As the herbal lab serves other clients, “We needed to separate those two businesses and this space allowed us to do that,” Moeller says.
She initially turned to the Idea Foundry, where Casey McCarty, COO of the at-capacity makerspace in Franklinton, connected her with Cao.
Moeller found that within the startup world, there are plenty of options for coworking or offices, “But not to have a manufacturing facility and fulfillment and shipping.”
Claire Coder, founder of Aunt Flow, was facing the same problem when she connected with Moeller, and became the fourth in the quartet of businesses headquartered at the production facility.
Despite coming from different industries, “These three folks had the same issue,” Cao says. “They couldn’t find just that small kind of manufacturing and assembly space.”
With their space problems solved, the four businesses now find themselves sharing more than just a warehouse.
There are the tangible things.
“We all share certain services together which makes it much cheaper for us to operate,” Moeller says.
An intern works on various projects for the four businesses. Aunt Flow and balm skincare are able to share a shipping account, lowering costs. IC3D has even printed tampon boxes for Aunt Flow, and could potentially manufacture parts for AimDroix.

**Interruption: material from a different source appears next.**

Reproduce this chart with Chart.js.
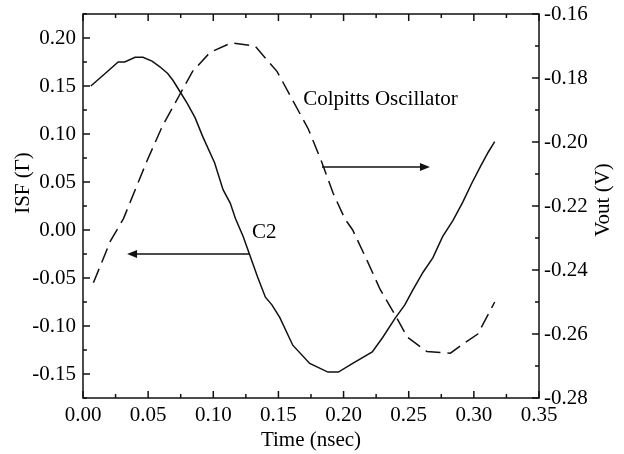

There are also the intangible benefits.
“It’s a little bit subjective and difficult to measure, but when you have the different founders – founders are usually those diehard entrepreneurs – you really get to kind off feed off each others’ energy,” Cao says. “When you see other people in the room hustling in their own path it does something to you.”
“Just being around other entrepreneurs is so important to that mental capacity you need to be able to grind,” she says.
It’s all hours of the day, four founders sharing space and sharing experiences. Have a problem? Need advice?
“We can create solutions together,” Moeller says.
Each entrepreneur brings different strengths and different skill sets.
“It’s a nice resource to get other ideas…and ask questions,” Cao says.